■ **RAW RECORDS**:

####################

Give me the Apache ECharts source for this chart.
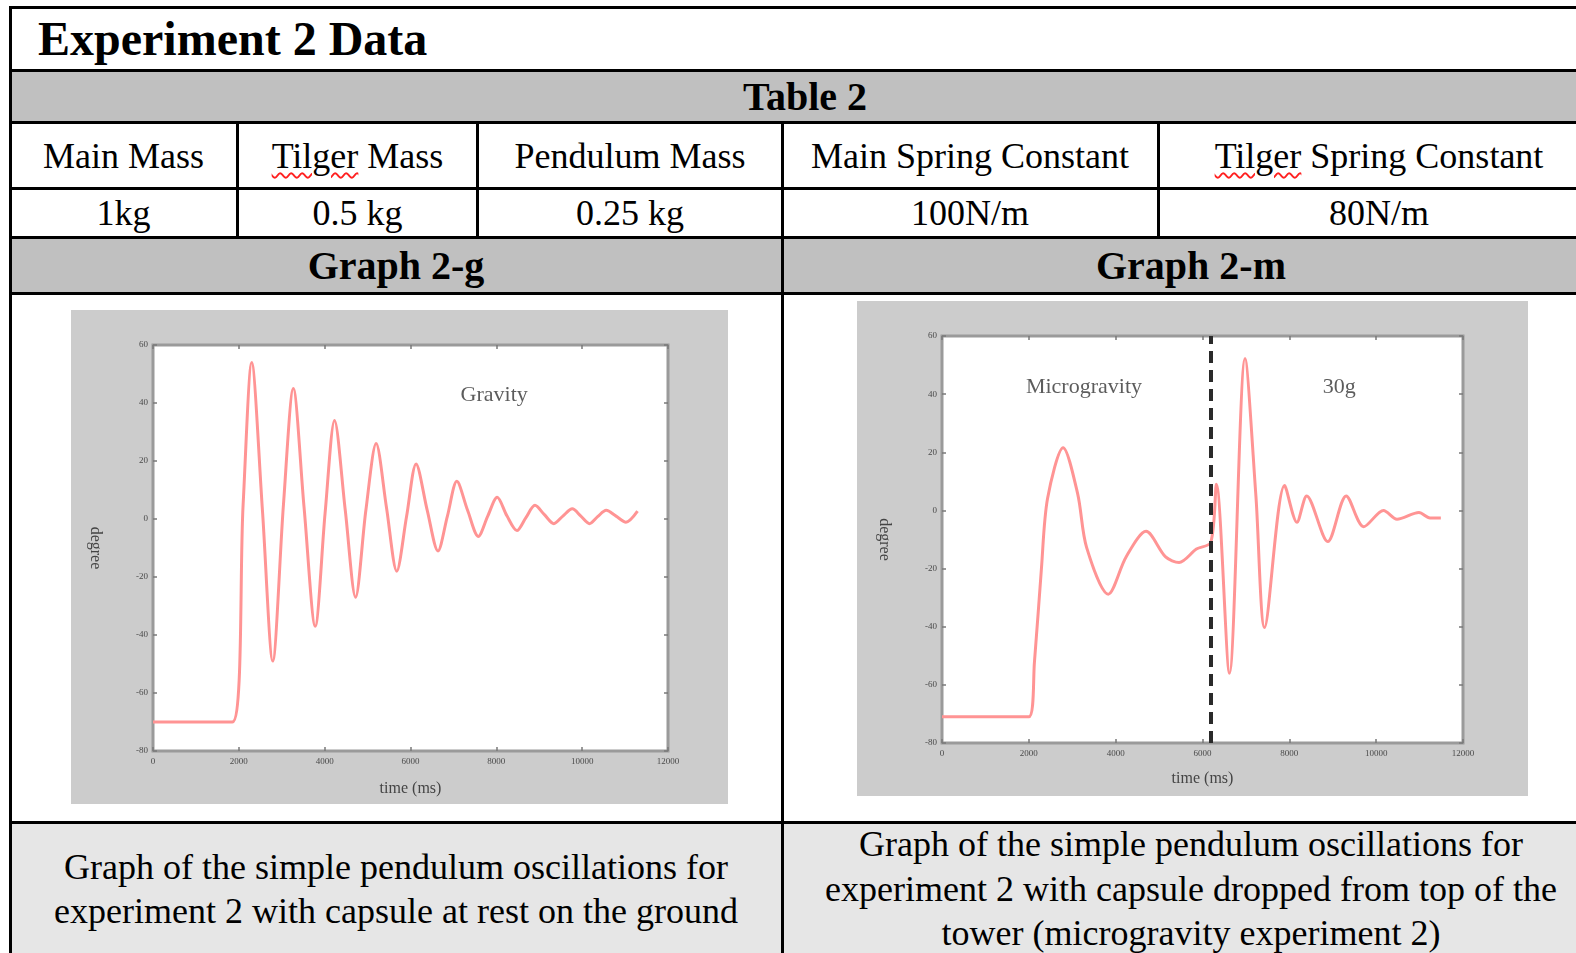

####################

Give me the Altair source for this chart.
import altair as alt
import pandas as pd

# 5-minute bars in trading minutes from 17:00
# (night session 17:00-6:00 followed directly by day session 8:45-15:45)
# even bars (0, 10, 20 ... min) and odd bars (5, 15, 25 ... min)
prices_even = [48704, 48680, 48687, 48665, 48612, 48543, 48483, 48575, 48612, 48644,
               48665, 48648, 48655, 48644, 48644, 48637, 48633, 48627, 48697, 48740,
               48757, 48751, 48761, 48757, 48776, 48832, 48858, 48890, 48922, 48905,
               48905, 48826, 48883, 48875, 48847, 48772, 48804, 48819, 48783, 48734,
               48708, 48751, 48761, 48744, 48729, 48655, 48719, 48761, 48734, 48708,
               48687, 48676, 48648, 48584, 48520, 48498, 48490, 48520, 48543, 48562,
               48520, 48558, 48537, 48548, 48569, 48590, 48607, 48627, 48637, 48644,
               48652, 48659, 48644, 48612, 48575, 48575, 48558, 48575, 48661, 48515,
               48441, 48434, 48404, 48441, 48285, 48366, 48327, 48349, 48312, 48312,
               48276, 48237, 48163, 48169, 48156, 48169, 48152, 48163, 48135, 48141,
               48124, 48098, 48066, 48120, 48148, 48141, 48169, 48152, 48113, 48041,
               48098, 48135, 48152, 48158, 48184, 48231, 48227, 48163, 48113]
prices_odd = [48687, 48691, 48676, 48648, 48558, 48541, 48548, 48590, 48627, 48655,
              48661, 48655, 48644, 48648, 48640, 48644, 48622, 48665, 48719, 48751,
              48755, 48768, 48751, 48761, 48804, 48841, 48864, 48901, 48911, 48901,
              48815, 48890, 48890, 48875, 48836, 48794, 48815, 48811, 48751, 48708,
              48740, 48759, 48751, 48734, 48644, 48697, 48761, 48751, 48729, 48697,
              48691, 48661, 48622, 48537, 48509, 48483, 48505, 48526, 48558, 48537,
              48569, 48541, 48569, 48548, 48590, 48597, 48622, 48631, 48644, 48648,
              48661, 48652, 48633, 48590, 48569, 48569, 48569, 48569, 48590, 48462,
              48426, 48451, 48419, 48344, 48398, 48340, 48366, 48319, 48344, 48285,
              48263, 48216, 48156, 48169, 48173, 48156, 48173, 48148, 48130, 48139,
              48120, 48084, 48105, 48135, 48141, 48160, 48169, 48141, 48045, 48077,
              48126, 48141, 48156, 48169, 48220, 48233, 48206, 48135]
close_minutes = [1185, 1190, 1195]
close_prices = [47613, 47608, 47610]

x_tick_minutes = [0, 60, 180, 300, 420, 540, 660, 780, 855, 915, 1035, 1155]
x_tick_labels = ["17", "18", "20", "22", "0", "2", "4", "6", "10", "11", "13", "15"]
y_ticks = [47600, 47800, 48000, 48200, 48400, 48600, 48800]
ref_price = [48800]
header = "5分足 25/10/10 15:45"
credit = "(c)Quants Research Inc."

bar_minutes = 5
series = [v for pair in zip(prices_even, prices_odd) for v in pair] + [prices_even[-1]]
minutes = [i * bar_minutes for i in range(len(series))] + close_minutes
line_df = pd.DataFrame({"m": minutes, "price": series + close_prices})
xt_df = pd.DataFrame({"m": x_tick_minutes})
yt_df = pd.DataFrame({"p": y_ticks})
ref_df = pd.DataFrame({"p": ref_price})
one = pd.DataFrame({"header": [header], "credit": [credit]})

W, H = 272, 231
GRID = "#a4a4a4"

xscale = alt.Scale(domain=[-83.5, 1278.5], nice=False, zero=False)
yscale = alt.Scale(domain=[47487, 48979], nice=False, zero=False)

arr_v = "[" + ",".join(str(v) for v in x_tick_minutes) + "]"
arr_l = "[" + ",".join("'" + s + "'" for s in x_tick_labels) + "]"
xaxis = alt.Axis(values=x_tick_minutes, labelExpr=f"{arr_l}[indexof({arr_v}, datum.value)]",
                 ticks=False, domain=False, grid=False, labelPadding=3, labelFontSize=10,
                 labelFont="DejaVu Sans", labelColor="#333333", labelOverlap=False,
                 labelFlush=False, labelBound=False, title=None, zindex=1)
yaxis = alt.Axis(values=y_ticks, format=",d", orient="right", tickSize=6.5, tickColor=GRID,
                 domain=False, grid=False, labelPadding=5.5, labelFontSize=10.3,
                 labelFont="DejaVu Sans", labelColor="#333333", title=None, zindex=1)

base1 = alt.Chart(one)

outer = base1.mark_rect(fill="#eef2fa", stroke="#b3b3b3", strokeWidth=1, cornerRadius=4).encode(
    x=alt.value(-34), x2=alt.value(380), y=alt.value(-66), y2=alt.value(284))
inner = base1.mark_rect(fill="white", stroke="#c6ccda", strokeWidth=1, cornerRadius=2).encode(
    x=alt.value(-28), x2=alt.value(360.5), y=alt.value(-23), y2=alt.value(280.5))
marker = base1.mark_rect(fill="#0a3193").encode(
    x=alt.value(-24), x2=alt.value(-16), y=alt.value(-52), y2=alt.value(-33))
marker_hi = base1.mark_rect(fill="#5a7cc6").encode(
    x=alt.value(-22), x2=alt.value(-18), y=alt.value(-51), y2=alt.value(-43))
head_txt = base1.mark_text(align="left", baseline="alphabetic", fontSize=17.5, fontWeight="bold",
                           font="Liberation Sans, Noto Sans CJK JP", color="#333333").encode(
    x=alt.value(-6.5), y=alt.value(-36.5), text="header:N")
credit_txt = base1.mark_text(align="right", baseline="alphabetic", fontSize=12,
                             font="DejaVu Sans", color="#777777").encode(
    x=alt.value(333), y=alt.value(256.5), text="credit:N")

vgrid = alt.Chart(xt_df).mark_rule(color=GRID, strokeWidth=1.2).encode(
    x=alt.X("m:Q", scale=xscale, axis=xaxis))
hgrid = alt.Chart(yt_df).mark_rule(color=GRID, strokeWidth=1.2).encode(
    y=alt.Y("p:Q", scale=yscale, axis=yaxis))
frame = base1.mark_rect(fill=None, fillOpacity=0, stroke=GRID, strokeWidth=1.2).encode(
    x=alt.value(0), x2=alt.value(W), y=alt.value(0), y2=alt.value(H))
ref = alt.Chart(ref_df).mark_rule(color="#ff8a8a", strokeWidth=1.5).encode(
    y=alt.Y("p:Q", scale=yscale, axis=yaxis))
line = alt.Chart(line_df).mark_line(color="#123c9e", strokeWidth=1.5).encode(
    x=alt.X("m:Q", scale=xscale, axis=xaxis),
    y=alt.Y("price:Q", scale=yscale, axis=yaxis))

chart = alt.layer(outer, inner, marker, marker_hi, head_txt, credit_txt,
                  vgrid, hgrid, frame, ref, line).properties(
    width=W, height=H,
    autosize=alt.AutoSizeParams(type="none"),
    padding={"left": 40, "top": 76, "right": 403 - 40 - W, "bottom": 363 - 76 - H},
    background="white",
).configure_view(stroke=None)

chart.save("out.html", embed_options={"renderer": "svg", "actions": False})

####################

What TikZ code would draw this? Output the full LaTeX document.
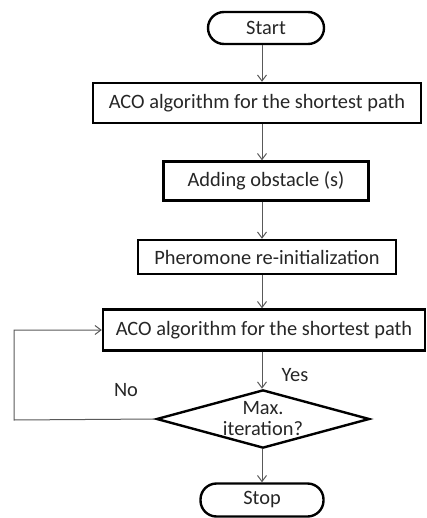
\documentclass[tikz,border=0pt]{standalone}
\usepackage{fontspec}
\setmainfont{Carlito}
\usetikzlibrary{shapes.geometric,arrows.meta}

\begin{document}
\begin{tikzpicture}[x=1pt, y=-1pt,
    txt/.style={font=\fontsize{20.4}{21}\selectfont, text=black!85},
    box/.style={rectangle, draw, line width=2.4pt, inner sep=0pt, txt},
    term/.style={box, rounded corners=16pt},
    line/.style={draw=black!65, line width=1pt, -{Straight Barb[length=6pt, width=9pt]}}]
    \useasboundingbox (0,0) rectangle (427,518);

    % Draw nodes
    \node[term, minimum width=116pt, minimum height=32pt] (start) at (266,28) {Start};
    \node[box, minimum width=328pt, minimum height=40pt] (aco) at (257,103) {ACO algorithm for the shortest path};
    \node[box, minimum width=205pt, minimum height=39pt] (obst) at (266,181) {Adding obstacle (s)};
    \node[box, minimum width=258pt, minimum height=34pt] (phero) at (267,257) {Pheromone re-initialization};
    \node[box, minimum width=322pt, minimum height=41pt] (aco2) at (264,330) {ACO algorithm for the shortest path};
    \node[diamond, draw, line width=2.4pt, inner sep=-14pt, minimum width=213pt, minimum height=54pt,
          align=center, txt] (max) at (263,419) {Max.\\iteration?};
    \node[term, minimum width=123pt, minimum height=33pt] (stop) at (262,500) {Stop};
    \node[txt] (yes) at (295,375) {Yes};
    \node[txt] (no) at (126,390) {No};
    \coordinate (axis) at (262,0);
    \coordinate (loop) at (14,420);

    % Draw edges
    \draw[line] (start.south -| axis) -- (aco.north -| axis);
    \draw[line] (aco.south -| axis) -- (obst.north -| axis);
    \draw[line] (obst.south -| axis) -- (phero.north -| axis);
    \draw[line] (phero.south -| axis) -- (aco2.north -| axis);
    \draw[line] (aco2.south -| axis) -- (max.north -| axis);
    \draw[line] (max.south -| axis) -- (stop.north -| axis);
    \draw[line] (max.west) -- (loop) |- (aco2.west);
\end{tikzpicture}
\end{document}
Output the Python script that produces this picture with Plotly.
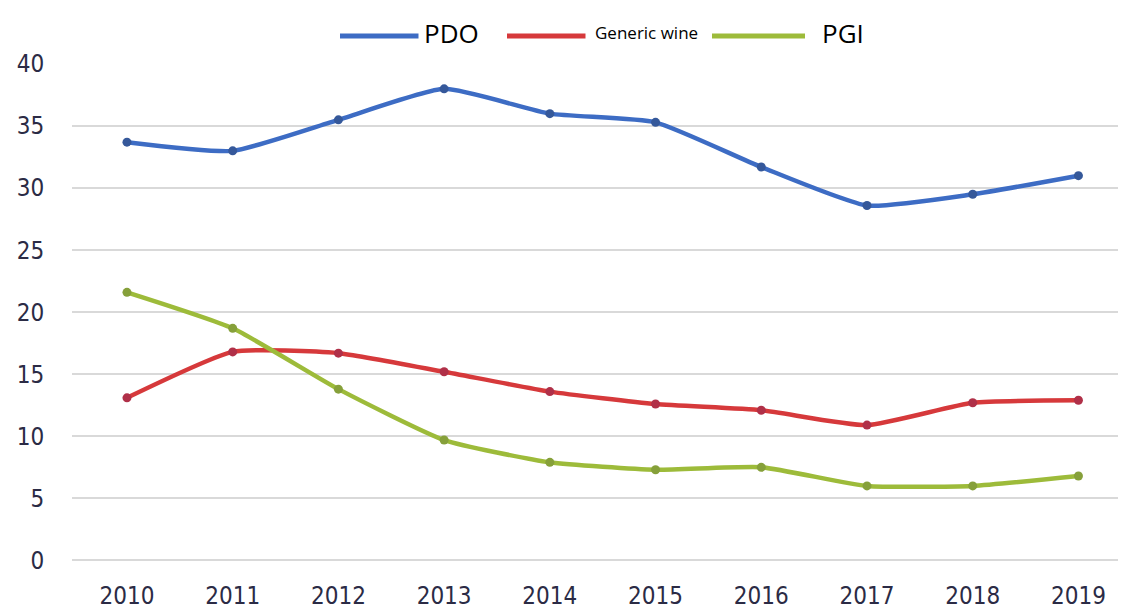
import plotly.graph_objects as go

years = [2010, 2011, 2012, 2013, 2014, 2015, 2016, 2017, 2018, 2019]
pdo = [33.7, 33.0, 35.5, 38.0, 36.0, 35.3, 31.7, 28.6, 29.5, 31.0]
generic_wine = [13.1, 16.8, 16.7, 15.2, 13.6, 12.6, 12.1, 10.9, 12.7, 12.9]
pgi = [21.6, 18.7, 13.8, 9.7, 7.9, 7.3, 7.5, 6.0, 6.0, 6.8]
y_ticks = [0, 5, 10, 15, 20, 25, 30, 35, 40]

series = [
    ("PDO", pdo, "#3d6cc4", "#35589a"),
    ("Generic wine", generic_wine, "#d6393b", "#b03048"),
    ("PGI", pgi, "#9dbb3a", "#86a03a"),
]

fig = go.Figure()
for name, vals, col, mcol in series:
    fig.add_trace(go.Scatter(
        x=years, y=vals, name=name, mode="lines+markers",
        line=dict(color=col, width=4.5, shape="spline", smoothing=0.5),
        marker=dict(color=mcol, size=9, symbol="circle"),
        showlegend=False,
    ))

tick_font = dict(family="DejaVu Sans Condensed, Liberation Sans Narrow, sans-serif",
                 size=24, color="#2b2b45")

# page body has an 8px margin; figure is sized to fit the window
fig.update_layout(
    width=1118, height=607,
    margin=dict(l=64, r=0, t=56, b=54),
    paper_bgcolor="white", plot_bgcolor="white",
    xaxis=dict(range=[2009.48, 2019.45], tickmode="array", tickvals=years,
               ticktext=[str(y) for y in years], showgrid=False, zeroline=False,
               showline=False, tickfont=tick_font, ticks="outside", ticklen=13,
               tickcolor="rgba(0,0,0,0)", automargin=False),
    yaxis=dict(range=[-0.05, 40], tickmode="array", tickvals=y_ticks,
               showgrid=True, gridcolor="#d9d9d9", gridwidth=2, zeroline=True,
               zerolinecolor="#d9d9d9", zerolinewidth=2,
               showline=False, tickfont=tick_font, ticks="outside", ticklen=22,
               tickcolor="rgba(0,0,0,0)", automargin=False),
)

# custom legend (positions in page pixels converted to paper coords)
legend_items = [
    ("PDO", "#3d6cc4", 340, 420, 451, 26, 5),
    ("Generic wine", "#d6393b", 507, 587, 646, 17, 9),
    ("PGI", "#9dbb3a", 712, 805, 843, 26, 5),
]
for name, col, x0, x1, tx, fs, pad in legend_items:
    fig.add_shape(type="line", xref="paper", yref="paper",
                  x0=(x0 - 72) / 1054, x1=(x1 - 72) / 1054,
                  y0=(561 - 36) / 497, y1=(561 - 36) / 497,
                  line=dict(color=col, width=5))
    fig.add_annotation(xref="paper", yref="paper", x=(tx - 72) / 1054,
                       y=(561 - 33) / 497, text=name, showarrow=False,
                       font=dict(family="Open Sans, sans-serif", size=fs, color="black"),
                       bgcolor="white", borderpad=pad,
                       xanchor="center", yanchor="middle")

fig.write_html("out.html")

####################

■ **REQUIREMENT**:
Take the line containing "Give me the Altair source for this chart." and the line containing "import pandas as pd". Write out both and all lines between, exactly, and nothing more.

■ **RESPONSE FOR THIS EXERCISE**:
Give me the Altair source for this chart.
import altair as alt
import pandas as pd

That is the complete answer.